Beijing, Beijing…

A simple vista, Beijing no parece una ciudad especialmente atractiva. Sobre todo hoy día, cuando el empeño en hacer de ella otro espejo inigualable de la China moderna, con sus rascacielos y grandes avenidas, convierte su identidad más profunda y querida en un anacronismo que parece perdurar a contracorriente. No obstante, a pesar de tanta destrucción física y espiritual impuesta por una modernidad que no exageraríamos en calificar de pueblerina en muchos de sus trazos más notorios, perviven aun rincones y espacios que le confieren un alma especial, quizás venida a menos pero viva, auténtica y rebelde, que nos habla de pasados imperiales y vocaciones patrióticas que forman parte de la propia agenda del corazón de país, pero igualmente de una humanidad cercana y ajena al trajín bullicioso que amenaza con arruinar la felicidad de los pequineses.

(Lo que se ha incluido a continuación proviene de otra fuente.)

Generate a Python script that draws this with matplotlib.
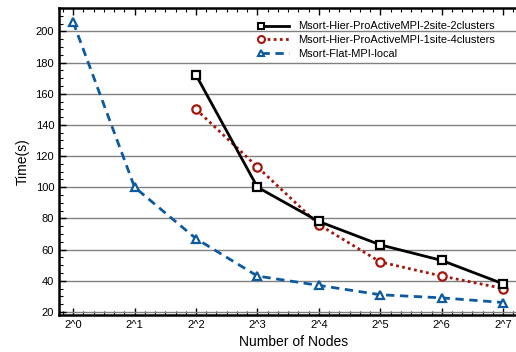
import matplotlib.pyplot as plt
from matplotlib.lines import Line2D
from matplotlib.ticker import MultipleLocator, AutoMinorLocator

plt.rcParams['font.family'] = ['Liberation Sans', 'DejaVu Sans']

# log2 of node count
nodes_hier = [2, 3, 4, 5, 6, 7]
nodes_flat = [0, 1, 2, 3, 4, 5, 6, 7]
t_2site = [172, 100, 78, 63, 53, 38]
t_1site = [150, 113, 76, 52, 43, 35]
t_flat = [206, 100, 67, 43, 37, 31, 29, 26]
xlabels = ['2^0', '2^1', '2^2', '2^3', '2^4', '2^5', '2^6', '2^7']

black = 'black'
red = '#a3170e'
blue = '#0d5a9e'
styles = [(black, '-', 's'), (red, (0, (1, 1.2)), 'o'), (blue, (0, (3, 2)), '^')]

fig = plt.figure(figsize=(5.16, 3.52), dpi=100)
ax = fig.add_axes([59/516, 1 - 315/352, 470/516, 307/352])

for (c, ls, m), x, y, z in zip(styles, [nodes_hier, nodes_hier, nodes_flat],
                               [t_2site, t_1site, t_flat], [5, 4, 3]):
    ax.plot(x, y, color=c, lw=2, ls=ls, marker=m, ms=6,
            mfc='white', mec=c, mew=1.6, zorder=z)

ax.set_xlim(-0.23, 7.42)
ax.set_ylim(18, 215)
ax.set_xticks(nodes_flat)
ax.set_xticklabels(xlabels)
ax.xaxis.set_minor_locator(AutoMinorLocator(6))
ax.yaxis.set_major_locator(MultipleLocator(20))
ax.yaxis.set_minor_locator(AutoMinorLocator(4))
ax.tick_params(which='both', direction='in', top=True, right=True, labelsize=8)
ax.tick_params(which='major', length=5, width=1)
ax.tick_params(which='minor', length=3, width=0.8)
ax.grid(axis='y', which='major', color='#808080', lw=1)
ax.set_axisbelow(True)
for s in ax.spines.values():
    s.set_linewidth(1.8)

ax.set_xlabel('Number of Nodes', fontsize=10)
ax.set_ylabel('Time(s)', fontsize=10)

handles = [Line2D([], [], color=c, lw=2, ls=ls, marker=m, ms=5, mfc='white',
                  mec=c, mew=1.5) for c, ls, m in styles]
labels = ['Msort-Hier-ProActiveMPI-2site-2clusters',
          'Msort-Hier-ProActiveMPI-1site-4clusters',
          'Msort-Flat-MPI-local']
leg = fig.legend(handles, labels, loc='upper left',
                 bbox_to_anchor=(252/516, 1 - 16/352), numpoints=2,
                 fontsize=7.9, frameon=False, handlelength=3.2,
                 handletextpad=0.5, labelspacing=0.35, borderpad=0)
# keep only the marker at the left end of each key
for h in leg.legend_handles:
    h.set_markevery([0])

fig.savefig('out.png', dpi=100)
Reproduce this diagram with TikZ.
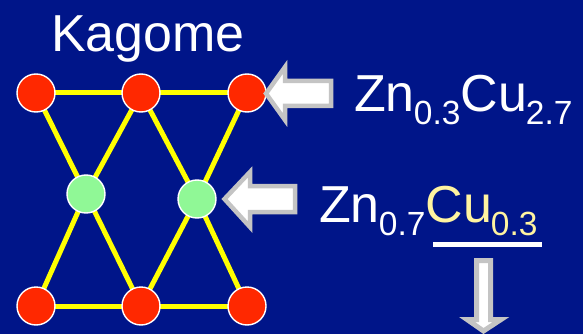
\documentclass[tikz,border=0pt]{standalone}
\usepackage{fontspec}
\setmainfont{Liberation Sans}
\definecolor{bgblue}{RGB}{0,21,137}
\definecolor{nodered}{RGB}{255,40,0}
\definecolor{nodegreen}{RGB}{144,248,150}
\definecolor{lineyellow}{RGB}{255,255,0}
\definecolor{arrowgray}{RGB}{196,196,196}
\definecolor{cuyellow}{RGB}{255,244,160}
\newcommand{\bigf}{\fontsize{52}{52}\selectfont}
\newcommand{\subf}[1]{\kern-1pt\raisebox{-13pt}{\fontsize{33.5}{33.5}\selectfont #1}}
\begin{document}
\begin{tikzpicture}[x=1pt,y=-1pt,
  site/.style={circle,draw=white,line width=1.4pt,minimum size=38pt,inner sep=0pt},
  redsite/.style={site,fill=nodered},
  greensite/.style={site,fill=nodegreen},
  bond/.style={lineyellow,line width=5pt},
  blockarrow/.style={draw=arrowgray,fill=white,line width=4.5pt,line join=miter},
  label/.style={text=white,inner sep=0pt,anchor=base west}]
\fill[bgblue] (0,0) rectangle (583,334);
\useasboundingbox (0,0) rectangle (583,334);

\node[text=white,inner sep=0pt,anchor=base] (title) at (148,52) {\bigf Kagome};

\coordinate (pr1) at (36,93);
\coordinate (pr2) at (141,93);
\coordinate (pr3) at (247,93);
\coordinate (pg1) at (86,194);
\coordinate (pg2) at (197,199);
\coordinate (pb1) at (36,306);
\coordinate (pb2) at (141,306);
\coordinate (pb3) at (247,306);

\draw[bond] (pr1) -- (pr2) -- (pr3);
\draw[bond] (pb1) -- (pb2) -- (pb3);
\draw[bond] (pr1) -- (pg1) -- (pb2) -- (pg2) -- (pr3);
\draw[bond] (pr2) -- (pg1) -- (pb1);
\draw[bond] (pr2) -- (pg2) -- (pb3);

\node[redsite] (r1) at (pr1) {};
\node[redsite] (r2) at (pr2) {};
\node[redsite] (r3) at (pr3) {};
\node[greensite] (g1) at (pg1) {};
\node[greensite] (g2) at (pg2) {};
\node[redsite] (b1) at (pb1) {};
\node[redsite] (b2) at (pb2) {};
\node[redsite] (b3) at (pb3) {};

% block arrows
\draw[blockarrow] (266,93.5) -- (285,67) -- (285,81) -- (331,81) -- (331,106) -- (285,106) -- (285,120) -- cycle;
\draw[blockarrow] (224.5,199) -- (250,172) -- (250,186) -- (295,186) -- (295,212) -- (250,212) -- (250,227) -- cycle;
\draw[blockarrow,line width=5pt] (476.5,260.5) -- (490.5,260.5) -- (490.5,319.5) -- (501,319.5) -- (483.5,331) -- (467,319.5) -- (476.5,319.5) -- cycle;

\node[label] (f1) at (354,112) {\bigf Zn\subf{0.3}Cu\subf{2.7}};
\node[label] (f2) at (319,222) {\bigf Zn\subf{0.7}\textcolor{cuyellow}{Cu\subf{0.3}}};
\coordinate (u1) at (433,244.5);
\coordinate (u2) at (542,244.5);
\draw[white,line width=5pt] (u1) -- (u2);
\end{tikzpicture}
\end{document}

A despecho del Beijing del tráfico insoportable y el smog asfixiante, restan aun parques entrañables en los que el único ruido admisible es el de las chicharras en verano y el tiritar de las hojas y ramas de los sauces llorones en la cortísima primavera. Las frecuentes tormentas de arena en esta época del año se toman un respiro en el que muchos ciudadanos consideran un abrigo natural para disfrutar de la soledad, la meditación o el encuentro. Mi preferido en Beijing es Yuyuantan, un parque situado en las inmediaciones del Museo Militar, el único gratuito de la capital. “Verdes y vigorosas hierbas crecen en Yuyuantan/ los susurros de las fuentes se oyen a lo lejos/Entre los sauces llorones se proyectan las sombras de las colinas/En el ocaso las flores de durazno flotan sobre el agua”, reza un poema de más de ocho siglos. No es Yuyuantan uno de los parques de recorrido habitual para turistas con poco tiempo para gozar de distracciones fuera de programa, pero en su limitada geografía pueden encontrarse mil y un retazos de un pasado inmediato convulso que invita a la reflexión sobre el ir y venir de las utopías y sus intervalos.

Junto a los parques, Beijing ofrece como gracia su peculiar tapiz rururbano en proceso de extinción y que bien merece ser apreciado en toda su rica fisonomía. En la zona de Gulou, por ejemplo, pasear por los hutones y sentarse en cualquier extremo para observar en silencio los restos de la vida rural que aún subsisten en la capital china, constituye un placer sencillo al alcance de cualquiera. Pocas cosas auténticas quedan en Beijing y es en los hutones donde mejor se puede apreciar ese estilo de vida rural y simbiótico encajonado en una mega urbe cercana a los veinte millones de personas. Los hutones se encuentran no precisamente en su periferia de hipotéticas favelas sino en pleno corazón de la ciudad, en el entorno del Palacio Imperial y de la plaza de Tiananmen. ¿Cuánto resistirá? No son barrios esplendorosos, pero si constituyen un autentico lujo que no deja a nadie indiferente.

Calles y callejuelas, muros y templos, mercados y tiendas, todo ello con esas denominaciones poéticas que nos hablan del viento de otoño, del profuso verdor, de la luna de madrugada, del arco iris colgante o la reluciente nieve, nos recuerdan que alguna vez hubo aquí una sensibilidad que no pocos quisieron adjetivar como sinónimo de decadencia, tumba del progreso y espejo de una China de espaldas a la gente común.

Esa Beijing con alma propia es un manantial de delicadeza que se erige como firme baluarte frente a la Gran Destrucción Cultural que vivió el país en décadas pasadas, pero también frente a la actual, desatada por los intereses de la especulación inmobiliaria que no entiende otro lenguaje que el del ladrillo, ya no rojo, tan exento de humanidad como de elegancia.

La capital de China es un microcosmos de la inmensa transformación que vive este país, con sus tensiones y despertares, pero con el añadido afortunado de un poso cultural y civilizatorio que puede respirarse en muchas de sus esquinas. En conjunto, conforman una monumentalidad diferente a la retratada en esas guías de la ciudad inevitablemente abocadas a descartar rincones para adaptarse a las exigencias del viajero común.

El breve lapso transcurrido en tan ingente transformación nos facilita la posibilidad de contrastar y acompañar dicha evolución simplemente hojeando las páginas de “viejas” guías, editadas a finales de los ochenta o poco antes, y que nos transmiten esa sensación de vértigo que acompaña el cambio chino. Libros que, una vez más, nos ilustran acerca de su auténtica y más profunda identidad. La que en verdad vale la pena conocer.